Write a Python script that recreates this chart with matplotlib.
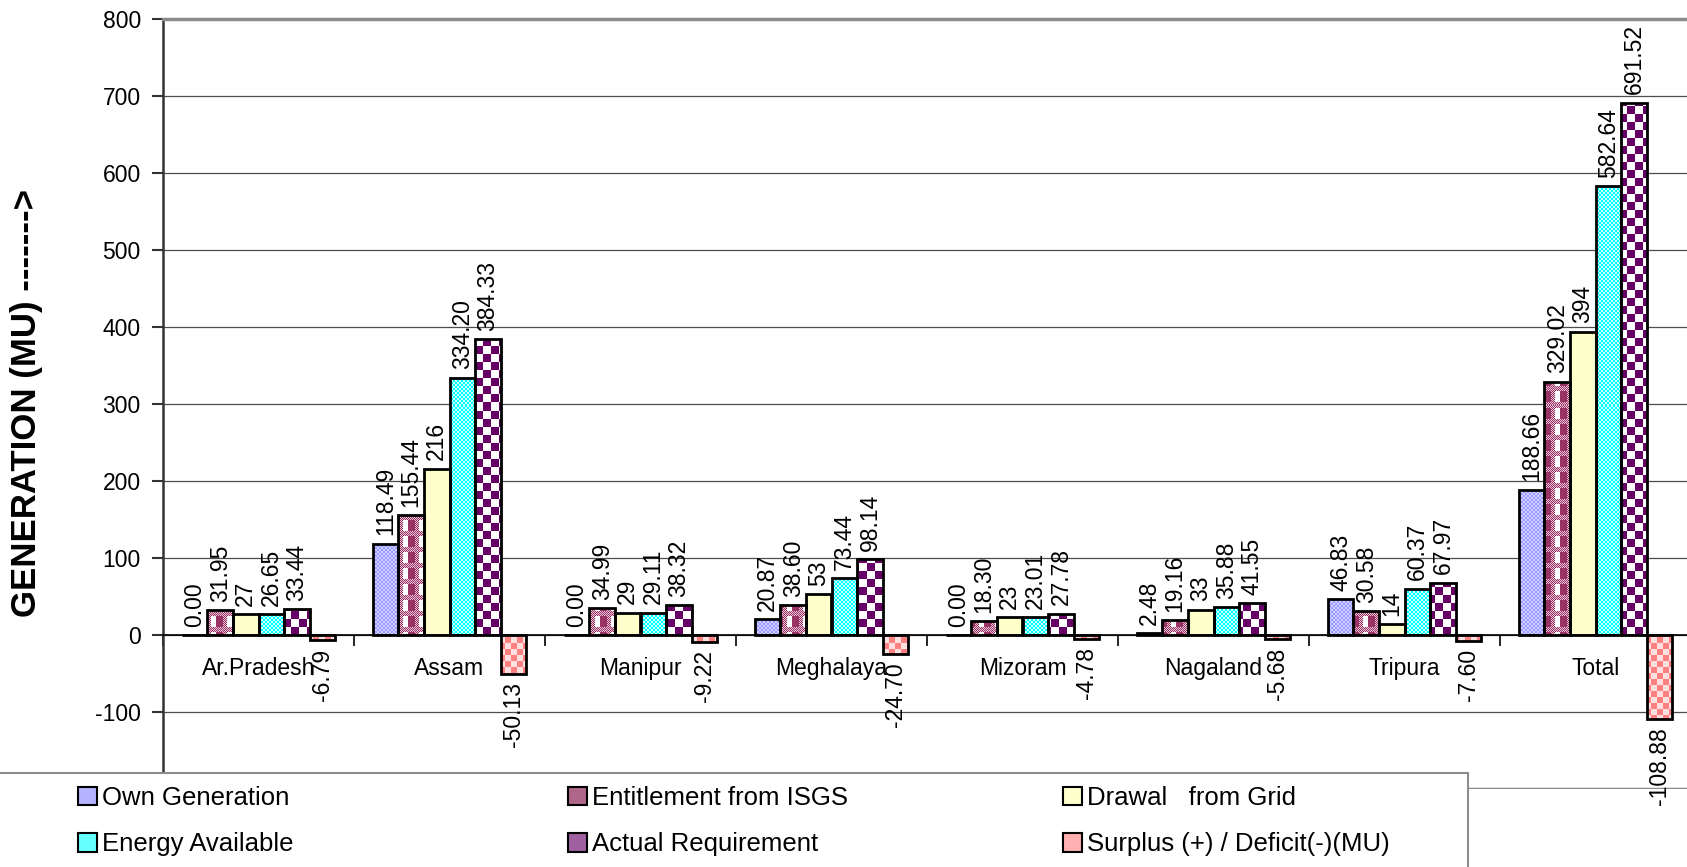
import numpy as np
import matplotlib
matplotlib.use('Agg')
import matplotlib.pyplot as plt
from matplotlib.colors import to_rgb
from matplotlib.patches import Patch, PathPatch, Rectangle
from matplotlib.path import Path

plt.rcParams['font.family'] = ['Liberation Sans', 'DejaVu Sans']
plt.rcParams['axes.unicode_minus'] = False

estados = ['Ar.Pradesh', 'Assam', 'Manipur', 'Meghalaya', 'Mizoram',
           'Nagaland', 'Tripura', 'Total']

own_generation = [0.00, 118.49, 0.00, 20.87, 0.00, 2.48, 46.83, 188.66]
entitlement_isgs = [31.95, 155.44, 34.99, 38.60, 18.30, 19.16, 30.58, 329.02]
drawal_grid = [27, 216, 29, 53, 23, 33, 14, 394]
energy_available = [26.65, 334.20, 29.11, 73.44, 23.01, 35.88, 60.37, 582.64]
actual_requirement = [33.44, 384.33, 38.32, 98.14, 27.78, 41.55, 67.97, 691.52]
surplus_deficit = [-6.79, -50.13, -9.22, -24.70, -4.78, -5.68, -7.60, -108.88]

nomes = ['Own Generation', 'Entitlement from ISGS', 'Drawal   from Grid',
         'Energy Available', 'Actual Requirement', 'Surplus (+) / Deficit(-)(MU)']
formatos = ['{:.2f}', '{:.2f}', '{:.0f}', '{:.2f}', '{:.2f}', '{:.2f}']
series = [own_generation, entitlement_isgs, drawal_grid,
          energy_available, actual_requirement, surplus_deficit]

# cores medias (legenda) e cores base das barras
cores_legenda = ['#b3b3ff', '#b0668a', '#ffffcc', '#66ffff', '#a060a0', '#ffb0b0']
cores_base = ['#b3b3ff', '#a85580', '#ffffcc', '#60ffff', '#b380b3', '#ffb0b0']


def rgb(c):
    return np.array(to_rgb(c))


def tile_xadrez(c1, c2, n):
    i, j = np.indices((2 * n, 2 * n))
    m = ((i // n + j // n) % 2).astype(bool)
    t = np.empty((2 * n, 2 * n, 3))
    t[:] = rgb(c1)
    t[m] = rgb(c2)
    return t


def tile_isgs():
    # xadrez fino em faixas + colunas bordo/branco
    fino = tile_xadrez('#993366', '#e8c4d6', 1)
    t = np.tile(fino, (8, 8, 1))
    t[5:, 0:5] = rgb('#ffffff')
    t[5:, 5:12] = rgb('#993366')
    return t


tiles = [tile_xadrez('#9999ff', '#d0d0ff', 2),
         tile_isgs(),
         None,
         tile_xadrez('#00ffff', '#c8ffff', 2),
         tile_xadrez('#660066', '#ffffff', 8),
         tile_xadrez('#ff8080', '#ffe0e0', 6)]

W_FIG, H_FIG = 1687, 867
fig = plt.figure(figsize=(W_FIG / 100, H_FIG / 100), dpi=100)
ax = fig.add_axes([163 / W_FIG, 1 - 789 / H_FIG, (1691 - 163) / W_FIG, (789 - 19) / H_FIG])

xlim = (-0.5, 7.5)
ylim = (-200, 800)
larg = 0.134
x = np.arange(len(estados))

W_ax = 1691 - 163
H_ax = 789 - 19

for k, valores in enumerate(series):
    pos = x + (k - 2.5) * larg
    barras = ax.bar(pos, valores, larg, color=cores_base[k], edgecolor='none', zorder=2)
    if tiles[k] is not None:
        t = tiles[k]
        grande = np.tile(t, (H_ax // t.shape[0] + 1, W_ax // t.shape[1] + 1, 1))[:H_ax, :W_ax]
        im = ax.imshow(grande, extent=(xlim[0], xlim[1], ylim[0], ylim[1]), origin='upper',
                       aspect='auto', interpolation='nearest', zorder=2.5)
        caminho = Path.make_compound_path(
            *[b.get_path().transformed(b.get_patch_transform()) for b in barras])
        im.set_clip_path(PathPatch(caminho, transform=ax.transData))
    ax.bar(pos, valores, larg, fill=False, edgecolor='black', linewidth=2.0, zorder=3)
    for xi, v in zip(pos, valores):
        txt = formatos[k].format(v)
        if v >= 0:
            ax.annotate(txt, (xi, v), xytext=(0, 6), textcoords='offset points',
                        rotation=90, ha='center', va='bottom', fontsize=16.5, zorder=4)
        else:
            ax.annotate(txt, (xi, v), xytext=(0, -6), textcoords='offset points',
                        rotation=90, ha='center', va='top', fontsize=16.5, zorder=4,
                        annotation_clip=False)

ax.set_xlim(*xlim)
ax.set_ylim(*ylim)

# eixo das categorias cruzando em zero
ax.spines['bottom'].set_position(('data', 0))
ax.spines['bottom'].set_color('black')
ax.spines['bottom'].set_linewidth(1.2)
ax.set_xticks(x)
ax.set_xticklabels(estados, fontsize=16.5)
ax.set_xticks(np.arange(-0.5, 8, 1), minor=True)
ax.tick_params(axis='x', which='major', length=0, pad=16)
ax.tick_params(axis='x', which='minor', length=8, width=1.2, direction='out')

ax.set_yticks(range(-100, 801, 100))
ax.tick_params(axis='y', labelsize=16.5, length=8, width=1.5, pad=8, color='#333333')
ax.spines['left'].set_color('#333333')
ax.spines['left'].set_linewidth(1.8)
for lado in ['top', 'right']:
    ax.spines[lado].set_color('#8c8c8c')
    ax.spines[lado].set_linewidth(2.5)
ax.axhline(-200, color='#8c8c8c', linewidth=2.5, zorder=1)
ax.yaxis.grid(True, color='#4d4d4d', linewidth=0.9)
ax.set_axisbelow(True)

fig.text(27 / W_FIG, 1 - 403 / H_FIG, 'GENERATION (MU) ------->', rotation=90,
         ha='center', va='center', fontsize=25, fontweight='bold')

# caixa da legenda
caixa = Rectangle((-2 / W_FIG, -0.05), 1470 / W_FIG, 0.05 + 1 - 773 / H_FIG,
                  transform=fig.transFigure, facecolor='white', edgecolor='#8c8c8c',
                  linewidth=1.5, zorder=4)
fig.add_artist(caixa)

handles = [Patch(facecolor=c, edgecolor='black', linewidth=1.5) for c in cores_legenda]
x_colunas = [78, 568, 1063]
for col in range(3):
    leg = fig.legend([handles[col], handles[col + 3]], [nomes[col], nomes[col + 3]],
                     loc='upper left', bbox_to_anchor=(x_colunas[col] / W_FIG, 1 - 786 / H_FIG),
                     frameon=False, fontsize=18.5, handlelength=0.72, handleheight=0.72,
                     handletextpad=0.2, labelspacing=0.87, borderpad=0, borderaxespad=0)
    leg.set_zorder(5)

fig.savefig('out.png', dpi=100)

» REQUIREMENTS
Leave out the pictures and repeat exactly the lines from the start of the material through the line that contains "-5.68, -7.60, -108.88]", both included.

» OUTPUT FOR THIS TASK
Write a Python script that recreates this chart with matplotlib.
import numpy as np
import matplotlib
matplotlib.use('Agg')
import matplotlib.pyplot as plt
from matplotlib.colors import to_rgb
from matplotlib.patches import Patch, PathPatch, Rectangle
from matplotlib.path import Path

plt.rcParams['font.family'] = ['Liberation Sans', 'DejaVu Sans']
plt.rcParams['axes.unicode_minus'] = False

estados = ['Ar.Pradesh', 'Assam', 'Manipur', 'Meghalaya', 'Mizoram',
           'Nagaland', 'Tripura', 'Total']

own_generation = [0.00, 118.49, 0.00, 20.87, 0.00, 2.48, 46.83, 188.66]
entitlement_isgs = [31.95, 155.44, 34.99, 38.60, 18.30, 19.16, 30.58, 329.02]
drawal_grid = [27, 216, 29, 53, 23, 33, 14, 394]
energy_available = [26.65, 334.20, 29.11, 73.44, 23.01, 35.88, 60.37, 582.64]
actual_requirement = [33.44, 384.33, 38.32, 98.14, 27.78, 41.55, 67.97, 691.52]
surplus_deficit = [-6.79, -50.13, -9.22, -24.70, -4.78, -5.68, -7.60, -108.88]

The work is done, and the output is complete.